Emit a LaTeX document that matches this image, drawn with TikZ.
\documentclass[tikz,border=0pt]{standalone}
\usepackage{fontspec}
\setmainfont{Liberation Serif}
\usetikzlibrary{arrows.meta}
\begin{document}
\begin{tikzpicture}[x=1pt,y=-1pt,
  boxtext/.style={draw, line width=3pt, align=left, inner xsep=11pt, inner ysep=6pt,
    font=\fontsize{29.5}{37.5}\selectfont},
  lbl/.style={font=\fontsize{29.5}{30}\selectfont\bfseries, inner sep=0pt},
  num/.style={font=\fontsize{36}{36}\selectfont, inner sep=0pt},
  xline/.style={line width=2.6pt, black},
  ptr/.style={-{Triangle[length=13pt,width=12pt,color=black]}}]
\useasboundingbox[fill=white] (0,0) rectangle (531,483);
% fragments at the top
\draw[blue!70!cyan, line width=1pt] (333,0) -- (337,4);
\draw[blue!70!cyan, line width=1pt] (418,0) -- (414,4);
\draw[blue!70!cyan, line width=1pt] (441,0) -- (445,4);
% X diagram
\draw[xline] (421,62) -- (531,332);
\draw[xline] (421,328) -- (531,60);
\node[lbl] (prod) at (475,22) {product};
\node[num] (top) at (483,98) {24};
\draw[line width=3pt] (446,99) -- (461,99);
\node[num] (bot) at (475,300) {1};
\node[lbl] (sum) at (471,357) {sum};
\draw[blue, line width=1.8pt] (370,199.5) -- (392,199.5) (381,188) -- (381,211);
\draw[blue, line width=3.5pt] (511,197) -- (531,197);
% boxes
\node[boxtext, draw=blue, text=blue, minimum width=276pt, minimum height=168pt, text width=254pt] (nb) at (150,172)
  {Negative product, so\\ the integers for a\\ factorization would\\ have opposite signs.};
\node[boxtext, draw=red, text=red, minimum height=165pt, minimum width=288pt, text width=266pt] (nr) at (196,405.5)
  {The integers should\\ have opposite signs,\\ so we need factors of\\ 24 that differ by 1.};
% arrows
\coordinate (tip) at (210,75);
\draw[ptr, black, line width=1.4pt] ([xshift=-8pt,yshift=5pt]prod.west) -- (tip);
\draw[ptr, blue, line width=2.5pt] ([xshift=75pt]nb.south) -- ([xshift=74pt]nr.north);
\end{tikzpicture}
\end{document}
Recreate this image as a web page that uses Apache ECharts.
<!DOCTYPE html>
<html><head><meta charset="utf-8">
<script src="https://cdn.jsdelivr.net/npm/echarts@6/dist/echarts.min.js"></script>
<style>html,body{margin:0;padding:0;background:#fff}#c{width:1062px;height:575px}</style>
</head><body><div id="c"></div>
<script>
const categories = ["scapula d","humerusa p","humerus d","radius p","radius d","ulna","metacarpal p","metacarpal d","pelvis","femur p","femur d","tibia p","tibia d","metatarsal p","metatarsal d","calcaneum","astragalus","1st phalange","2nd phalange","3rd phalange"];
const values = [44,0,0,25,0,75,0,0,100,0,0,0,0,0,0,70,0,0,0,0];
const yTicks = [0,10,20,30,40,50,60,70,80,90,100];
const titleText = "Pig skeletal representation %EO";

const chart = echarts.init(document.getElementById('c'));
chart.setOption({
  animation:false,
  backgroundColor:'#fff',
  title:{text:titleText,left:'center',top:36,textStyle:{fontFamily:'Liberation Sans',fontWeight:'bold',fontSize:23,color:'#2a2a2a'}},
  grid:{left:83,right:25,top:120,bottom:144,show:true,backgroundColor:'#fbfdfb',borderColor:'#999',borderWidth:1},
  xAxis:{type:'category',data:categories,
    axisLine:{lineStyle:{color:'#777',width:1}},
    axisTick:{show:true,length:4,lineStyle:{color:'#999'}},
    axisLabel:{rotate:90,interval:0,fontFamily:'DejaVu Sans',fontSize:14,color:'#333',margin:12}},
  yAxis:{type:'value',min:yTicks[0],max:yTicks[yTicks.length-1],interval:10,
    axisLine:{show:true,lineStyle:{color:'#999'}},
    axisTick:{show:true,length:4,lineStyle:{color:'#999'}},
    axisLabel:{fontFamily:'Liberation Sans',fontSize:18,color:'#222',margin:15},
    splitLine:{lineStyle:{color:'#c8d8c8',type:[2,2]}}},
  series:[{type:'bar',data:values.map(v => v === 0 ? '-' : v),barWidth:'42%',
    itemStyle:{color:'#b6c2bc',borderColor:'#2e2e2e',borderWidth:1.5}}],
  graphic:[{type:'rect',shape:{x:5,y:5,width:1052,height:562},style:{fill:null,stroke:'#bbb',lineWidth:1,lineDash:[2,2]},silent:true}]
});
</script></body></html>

# # #

> [EXERCISE BRIEF]:
Copy each record from above without leaving any out.

> [OUTPUT OF THE TASK]:
Emit a LaTeX document that matches this image, drawn with TikZ.
\documentclass[tikz,border=0pt]{standalone}
\usepackage{fontspec}
\setmainfont{Liberation Serif}
\usetikzlibrary{arrows.meta}
\begin{document}
\begin{tikzpicture}[x=1pt,y=-1pt,
  boxtext/.style={draw, line width=3pt, align=left, inner xsep=11pt, inner ysep=6pt,
    font=\fontsize{29.5}{37.5}\selectfont},
  lbl/.style={font=\fontsize{29.5}{30}\selectfont\bfseries, inner sep=0pt},
  num/.style={font=\fontsize{36}{36}\selectfont, inner sep=0pt},
  xline/.style={line width=2.6pt, black},
  ptr/.style={-{Triangle[length=13pt,width=12pt,color=black]}}]
\useasboundingbox[fill=white] (0,0) rectangle (531,483);
% fragments at the top
\draw[blue!70!cyan, line width=1pt] (333,0) -- (337,4);
\draw[blue!70!cyan, line width=1pt] (418,0) -- (414,4);
\draw[blue!70!cyan, line width=1pt] (441,0) -- (445,4);
% X diagram
\draw[xline] (421,62) -- (531,332);
\draw[xline] (421,328) -- (531,60);
\node[lbl] (prod) at (475,22) {product};
\node[num] (top) at (483,98) {24};
\draw[line width=3pt] (446,99) -- (461,99);
\node[num] (bot) at (475,300) {1};
\node[lbl] (sum) at (471,357) {sum};
\draw[blue, line width=1.8pt] (370,199.5) -- (392,199.5) (381,188) -- (381,211);
\draw[blue, line width=3.5pt] (511,197) -- (531,197);
% boxes
\node[boxtext, draw=blue, text=blue, minimum width=276pt, minimum height=168pt, text width=254pt] (nb) at (150,172)
  {Negative product, so\\ the integers for a\\ factorization would\\ have opposite signs.};
\node[boxtext, draw=red, text=red, minimum height=165pt, minimum width=288pt, text width=266pt] (nr) at (196,405.5)
  {The integers should\\ have opposite signs,\\ so we need factors of\\ 24 that differ by 1.};
% arrows
\coordinate (tip) at (210,75);
\draw[ptr, black, line width=1.4pt] ([xshift=-8pt,yshift=5pt]prod.west) -- (tip);
\draw[ptr, blue, line width=2.5pt] ([xshift=75pt]nb.south) -- ([xshift=74pt]nr.north);
\end{tikzpicture}
\end{document}
Recreate this image as a web page that uses Apache ECharts.
<!DOCTYPE html>
<html><head><meta charset="utf-8">
<script src="https://cdn.jsdelivr.net/npm/echarts@6/dist/echarts.min.js"></script>
<style>html,body{margin:0;padding:0;background:#fff}#c{width:1062px;height:575px}</style>
</head><body><div id="c"></div>
<script>
const categories = ["scapula d","humerusa p","humerus d","radius p","radius d","ulna","metacarpal p","metacarpal d","pelvis","femur p","femur d","tibia p","tibia d","metatarsal p","metatarsal d","calcaneum","astragalus","1st phalange","2nd phalange","3rd phalange"];
const values = [44,0,0,25,0,75,0,0,100,0,0,0,0,0,0,70,0,0,0,0];
const yTicks = [0,10,20,30,40,50,60,70,80,90,100];
const titleText = "Pig skeletal representation %EO";

const chart = echarts.init(document.getElementById('c'));
chart.setOption({
  animation:false,
  backgroundColor:'#fff',
  title:{text:titleText,left:'center',top:36,textStyle:{fontFamily:'Liberation Sans',fontWeight:'bold',fontSize:23,color:'#2a2a2a'}},
  grid:{left:83,right:25,top:120,bottom:144,show:true,backgroundColor:'#fbfdfb',borderColor:'#999',borderWidth:1},
  xAxis:{type:'category',data:categories,
    axisLine:{lineStyle:{color:'#777',width:1}},
    axisTick:{show:true,length:4,lineStyle:{color:'#999'}},
    axisLabel:{rotate:90,interval:0,fontFamily:'DejaVu Sans',fontSize:14,color:'#333',margin:12}},
  yAxis:{type:'value',min:yTicks[0],max:yTicks[yTicks.length-1],interval:10,
    axisLine:{show:true,lineStyle:{color:'#999'}},
    axisTick:{show:true,length:4,lineStyle:{color:'#999'}},
    axisLabel:{fontFamily:'Liberation Sans',fontSize:18,color:'#222',margin:15},
    splitLine:{lineStyle:{color:'#c8d8c8',type:[2,2]}}},
  series:[{type:'bar',data:values.map(v => v === 0 ? '-' : v),barWidth:'42%',
    itemStyle:{color:'#b6c2bc',borderColor:'#2e2e2e',borderWidth:1.5}}],
  graphic:[{type:'rect',shape:{x:5,y:5,width:1052,height:562},style:{fill:null,stroke:'#bbb',lineWidth:1,lineDash:[2,2]},silent:true}]
});
</script></body></html>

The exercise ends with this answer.